Supper Club by Lara Williams
Supper Club is one of those books that is almost impossible to describe. It is about that struggles that woman face and their right to take up space. Lara Williams has such a magical way of describing food- I would read an entire book of just her explaining how to boil an egg or make pizza dough. I thought that each of the characters was flawed and made poor choices, but I understood them and their motivations. It is an interesting look at friendship as well.
Healthy as F*ck by Ooonagh Duncan
I am normally not a huge self-help fan, especially when they have these gimmicky titles. That said, I did take a lot away from Healthy as F*ck. Sure, there is a lot in there I have heard before, but I loved the feminist angle that this book took. It wasn’t preachy or condescending in any way. It is largely about how we have to be happy with the body that we have now, or we will never be happy with it.

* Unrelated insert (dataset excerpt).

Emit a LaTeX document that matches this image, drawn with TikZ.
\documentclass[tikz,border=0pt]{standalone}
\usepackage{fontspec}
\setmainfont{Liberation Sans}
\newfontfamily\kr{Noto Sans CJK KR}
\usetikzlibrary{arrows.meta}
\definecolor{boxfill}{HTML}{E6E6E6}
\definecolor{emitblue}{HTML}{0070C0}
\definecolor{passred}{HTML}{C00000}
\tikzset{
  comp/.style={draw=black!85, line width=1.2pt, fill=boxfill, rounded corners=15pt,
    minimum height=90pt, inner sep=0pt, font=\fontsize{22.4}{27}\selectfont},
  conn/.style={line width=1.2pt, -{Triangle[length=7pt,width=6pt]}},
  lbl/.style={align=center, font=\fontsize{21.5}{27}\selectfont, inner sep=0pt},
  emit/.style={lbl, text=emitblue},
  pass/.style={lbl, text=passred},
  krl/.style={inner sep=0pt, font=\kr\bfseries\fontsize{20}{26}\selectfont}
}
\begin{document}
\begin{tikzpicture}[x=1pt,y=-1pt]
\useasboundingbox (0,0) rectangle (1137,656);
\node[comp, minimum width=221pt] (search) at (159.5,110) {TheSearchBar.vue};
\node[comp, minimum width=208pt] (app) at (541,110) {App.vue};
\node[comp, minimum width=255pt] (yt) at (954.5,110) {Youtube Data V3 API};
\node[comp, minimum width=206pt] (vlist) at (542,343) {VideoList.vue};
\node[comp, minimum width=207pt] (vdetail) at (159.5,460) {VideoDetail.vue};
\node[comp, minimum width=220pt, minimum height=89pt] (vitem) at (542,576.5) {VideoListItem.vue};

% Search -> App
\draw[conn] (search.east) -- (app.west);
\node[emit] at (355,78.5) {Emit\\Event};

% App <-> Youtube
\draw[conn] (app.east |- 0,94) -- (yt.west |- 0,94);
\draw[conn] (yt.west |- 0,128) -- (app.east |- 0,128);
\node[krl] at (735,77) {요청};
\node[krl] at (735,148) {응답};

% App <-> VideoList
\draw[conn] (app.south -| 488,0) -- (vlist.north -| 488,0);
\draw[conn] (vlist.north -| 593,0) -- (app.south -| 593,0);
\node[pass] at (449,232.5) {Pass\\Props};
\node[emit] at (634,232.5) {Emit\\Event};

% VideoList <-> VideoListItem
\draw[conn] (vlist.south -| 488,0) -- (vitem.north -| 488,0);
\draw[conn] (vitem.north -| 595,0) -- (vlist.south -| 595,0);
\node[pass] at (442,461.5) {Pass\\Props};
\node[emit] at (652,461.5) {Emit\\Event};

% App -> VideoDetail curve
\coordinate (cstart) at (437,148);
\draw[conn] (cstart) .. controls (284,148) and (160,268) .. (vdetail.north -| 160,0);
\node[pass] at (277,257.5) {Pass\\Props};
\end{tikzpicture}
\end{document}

Royal Holiday (The Wedding Date #4) by Jasmine Guillory
Royal Holiday is competing with The Wedding Party for my favourite book in this series. I loved that the main character and her love interest are over the ages of fifty- so refreshing and not something I often find in romance novels. I also loved that it was set over Christmastime, but I think you can read it any time of year.
Misery by Stephen King
My first Stephen King novel, and I have to admit that I really, really liked it. So much so that I just picked up The Shining! I now understand the hype around Stephen King. He is a master at creating tension and making your heart race. I was way more invested in the outcome than I ever expected to be. I actually felt myself cringing at certain scenes, which doesn’t happen to me often!

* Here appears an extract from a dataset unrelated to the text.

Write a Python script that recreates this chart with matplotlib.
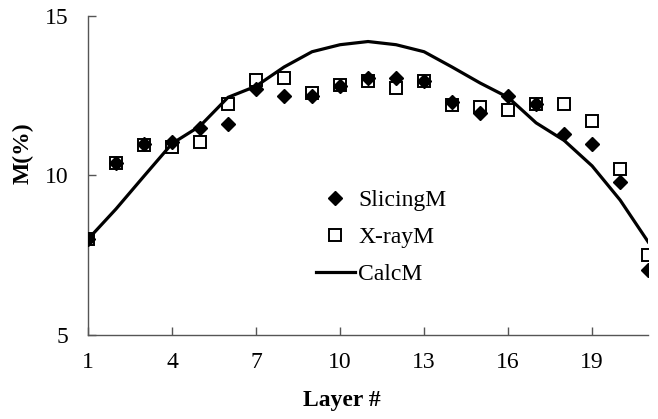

Someone We Know by Shari Lapena
This is my first Shari Lapena novel and I have mixed feelings on it. I thought she did some interesting things, I was truly surprised by the ending, and it was fast-paced, but I do not think it will be memorable. I guess that isn’t always a bad thing! My other problem with it is that all of the men where horrible and I thought that was a little lazy. It is a way to make us suspect them all without have to do much work. I am curious about her other thrillers though so I added The Couple Next Door to my TBR.
I read an interesting mix of books this month- a lot of them were perfect to read in October!
What was the best book you read in October?